>>>

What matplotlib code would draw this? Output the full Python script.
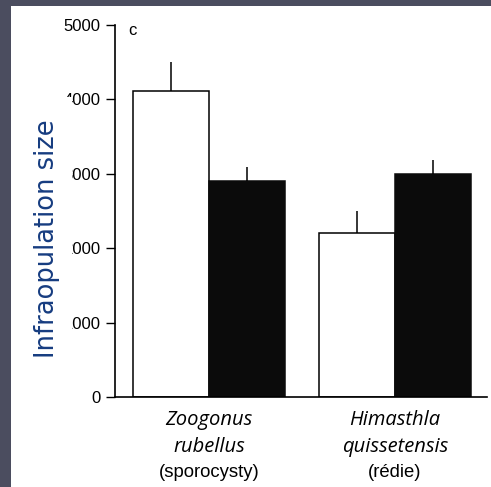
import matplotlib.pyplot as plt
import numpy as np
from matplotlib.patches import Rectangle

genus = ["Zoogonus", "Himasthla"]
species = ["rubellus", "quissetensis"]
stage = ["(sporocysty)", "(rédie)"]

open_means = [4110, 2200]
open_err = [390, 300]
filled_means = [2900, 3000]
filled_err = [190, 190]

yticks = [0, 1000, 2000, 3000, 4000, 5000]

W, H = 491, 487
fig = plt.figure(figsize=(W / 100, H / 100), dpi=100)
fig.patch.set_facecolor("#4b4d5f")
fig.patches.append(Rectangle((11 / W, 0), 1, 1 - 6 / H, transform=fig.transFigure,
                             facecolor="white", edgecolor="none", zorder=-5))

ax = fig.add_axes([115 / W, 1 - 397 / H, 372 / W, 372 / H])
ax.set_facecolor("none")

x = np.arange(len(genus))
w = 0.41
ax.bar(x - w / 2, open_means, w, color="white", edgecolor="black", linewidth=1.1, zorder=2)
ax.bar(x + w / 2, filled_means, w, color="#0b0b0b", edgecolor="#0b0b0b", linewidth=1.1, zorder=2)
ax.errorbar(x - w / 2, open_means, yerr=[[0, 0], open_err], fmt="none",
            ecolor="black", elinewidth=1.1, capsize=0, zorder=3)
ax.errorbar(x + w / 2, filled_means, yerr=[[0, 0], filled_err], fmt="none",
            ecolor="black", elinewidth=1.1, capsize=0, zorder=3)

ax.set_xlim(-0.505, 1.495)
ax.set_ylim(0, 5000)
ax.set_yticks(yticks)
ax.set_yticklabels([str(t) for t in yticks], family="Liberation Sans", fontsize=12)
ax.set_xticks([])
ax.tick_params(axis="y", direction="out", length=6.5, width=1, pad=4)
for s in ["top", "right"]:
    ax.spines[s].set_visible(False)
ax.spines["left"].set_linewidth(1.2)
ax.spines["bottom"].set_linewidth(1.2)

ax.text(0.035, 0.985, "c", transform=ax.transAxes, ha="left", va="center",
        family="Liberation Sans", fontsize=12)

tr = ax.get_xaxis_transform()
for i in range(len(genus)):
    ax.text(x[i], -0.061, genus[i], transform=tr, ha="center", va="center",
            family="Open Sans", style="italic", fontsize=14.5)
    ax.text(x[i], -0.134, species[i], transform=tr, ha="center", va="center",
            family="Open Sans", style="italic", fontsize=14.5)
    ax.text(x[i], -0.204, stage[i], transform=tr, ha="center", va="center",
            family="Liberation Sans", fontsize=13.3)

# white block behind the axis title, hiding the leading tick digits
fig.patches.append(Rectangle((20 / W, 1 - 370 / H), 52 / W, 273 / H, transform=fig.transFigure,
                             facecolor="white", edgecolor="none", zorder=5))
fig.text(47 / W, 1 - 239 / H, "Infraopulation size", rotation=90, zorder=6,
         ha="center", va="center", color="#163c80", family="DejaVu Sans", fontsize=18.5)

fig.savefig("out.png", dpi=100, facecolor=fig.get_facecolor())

<<<
>>>

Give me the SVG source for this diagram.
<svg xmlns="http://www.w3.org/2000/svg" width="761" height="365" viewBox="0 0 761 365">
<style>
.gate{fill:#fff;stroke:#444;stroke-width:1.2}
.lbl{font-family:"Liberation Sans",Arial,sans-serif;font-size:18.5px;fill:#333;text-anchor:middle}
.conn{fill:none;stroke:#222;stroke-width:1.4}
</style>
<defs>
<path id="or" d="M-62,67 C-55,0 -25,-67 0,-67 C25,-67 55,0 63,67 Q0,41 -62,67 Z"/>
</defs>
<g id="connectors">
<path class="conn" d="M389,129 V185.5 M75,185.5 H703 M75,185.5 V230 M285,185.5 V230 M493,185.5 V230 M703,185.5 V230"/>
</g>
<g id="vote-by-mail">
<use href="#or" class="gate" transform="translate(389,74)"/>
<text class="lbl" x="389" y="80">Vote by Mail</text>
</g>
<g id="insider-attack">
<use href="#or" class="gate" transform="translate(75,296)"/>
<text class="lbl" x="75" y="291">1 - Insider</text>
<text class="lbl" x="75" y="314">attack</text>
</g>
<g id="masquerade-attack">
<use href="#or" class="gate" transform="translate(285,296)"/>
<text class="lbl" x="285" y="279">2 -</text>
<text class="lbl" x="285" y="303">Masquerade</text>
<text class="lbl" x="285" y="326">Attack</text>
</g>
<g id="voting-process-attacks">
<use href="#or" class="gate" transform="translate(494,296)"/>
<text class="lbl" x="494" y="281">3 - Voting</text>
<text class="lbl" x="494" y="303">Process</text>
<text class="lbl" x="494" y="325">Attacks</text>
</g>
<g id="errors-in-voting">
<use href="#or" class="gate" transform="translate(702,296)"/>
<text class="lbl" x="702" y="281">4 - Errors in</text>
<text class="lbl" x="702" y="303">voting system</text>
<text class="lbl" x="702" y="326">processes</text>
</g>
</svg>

<<<

▶ _TASK PROMPT_:
From the records above, extract the lines from the one holding "What matplotlib code" through the one holding "filled_err = [190, 190]", word for word; omit the pictures.

▶ _RESULT OF THE TASK_:
What matplotlib code would draw this? Output the full Python script.
import matplotlib.pyplot as plt
import numpy as np
from matplotlib.patches import Rectangle

genus = ["Zoogonus", "Himasthla"]
species = ["rubellus", "quissetensis"]
stage = ["(sporocysty)", "(rédie)"]

open_means = [4110, 2200]
open_err = [390, 300]
filled_means = [2900, 3000]
filled_err = [190, 190]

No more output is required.